The ABA urged Congress this month to enact federal legislation to address out-of-control prison costs and prison overcrowding.

Then ABA President Wm. T (Bill) Robinson III, in a statement submitted to the Senate Judiciary Committee for the record of an Aug. 1 hearing titled “Rising Prison Costs: Restricting Budget and Crime Prevention Options,” said the hearing “can serve as an important step toward generating a higher level of congressional scrutiny of costly, outdated and, in important respects, ineffective federal corrections spending policies and related sentencing laws.”

Robinson pointed out that in 1980 the federal prison system housed 24,000 people at a cost of $333 million. Since then, however, the federal prison population has exploded with a 700 percent increase to 217,000 inmates at an annual cost of $6 billion, a 1700 percent increase in spending.

“Overcrowding plagues the federal system, operating at almost 40 percent over capacity,” Robinson said, “but we cannot build ourselves out of this crisis.” He explained that disproportionate investment in prison expansion has diminished attention to viable and fiscally sound alternatives to prison and weakened the concept that prison should be the sanction of last resort.

He noted that the federal government wastes precious taxpayer dollars when it incarcerates nonviolent offenders whose actions would be better addressed through alternatives to prison and that bipartisan reforms in the states have expanded proven alternatives to prison that save money and still safeguard the public. These reforms, which can serve as models for federal changes, include: providing for probation rather than jail time for possession of less than a gram of drugs; expanding eligibility for community sentencing; reducing time-served for certain categories of nonviolent offenders; and removing mandatory minimums for first- time offenders.  Such changes, Robinson said, have led to the first overall decline in state prison populations since 1980.

Robinson said that estimated savings in the first year alone from instituting specific reforms would include $200 million if Congress makes crack cocaine sentencing reforms retroactive and $41 million if statutory language is clarified for calculating time credits for good behavior. He also recommended that Congress enact legislation that would expand use of probation and expungement of criminal convictions for low-level offenders, institute a review process to accelerate supervised release eligibility, enhance elderly nonviolent offender early-release programs, and restore proportionality to drug sentencing.

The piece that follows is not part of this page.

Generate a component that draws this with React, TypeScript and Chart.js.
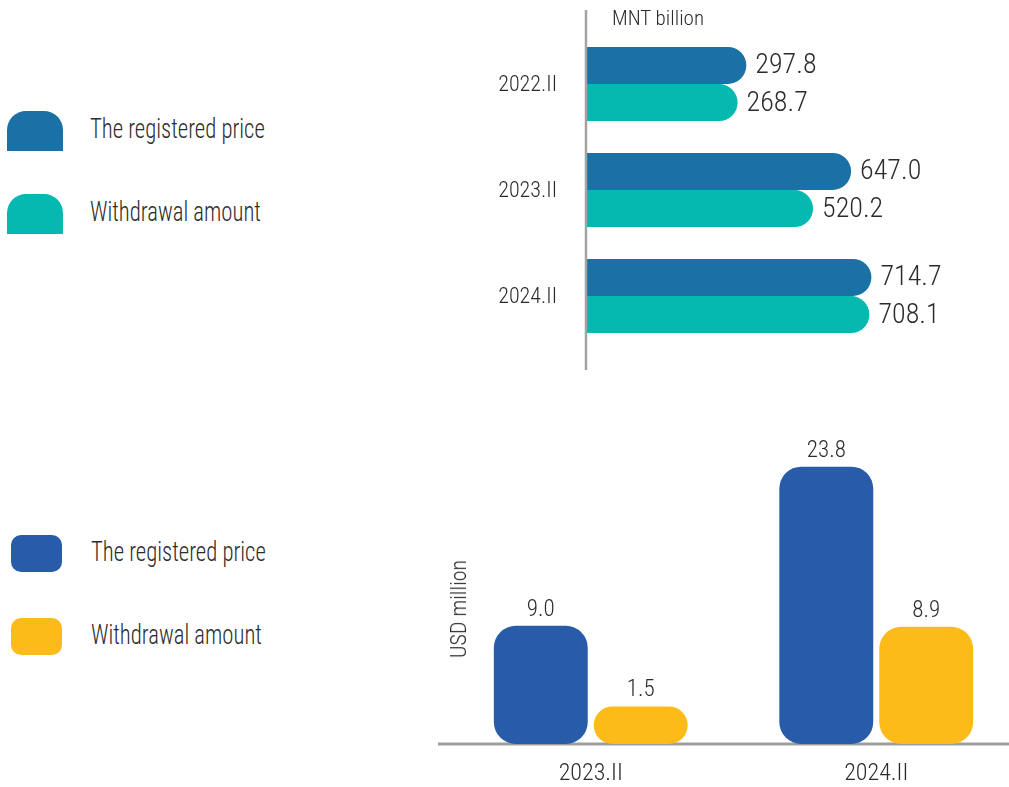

In addition, the Bureau of Prisons should be required to use its existing authority to make better use of residential reentry centers, home confinement and the residential drug abuse program as well as compassionate release.

Boston Police Commissioner Edward F. Davis testified at the hearing that “we need to continue our focus on taking violent offenders off our streets while creating comprehensive response to drug offenders – one that encourages treatment and effective supervision when they are released.”

“Sentencing reform works,” according to Senate Judiciary Committee Chairman Patrick J. Leahy (D-Vt.), who emphasized that “taxpayer dollars can be used more efficiently to better prevent crime than simply building more prisons.”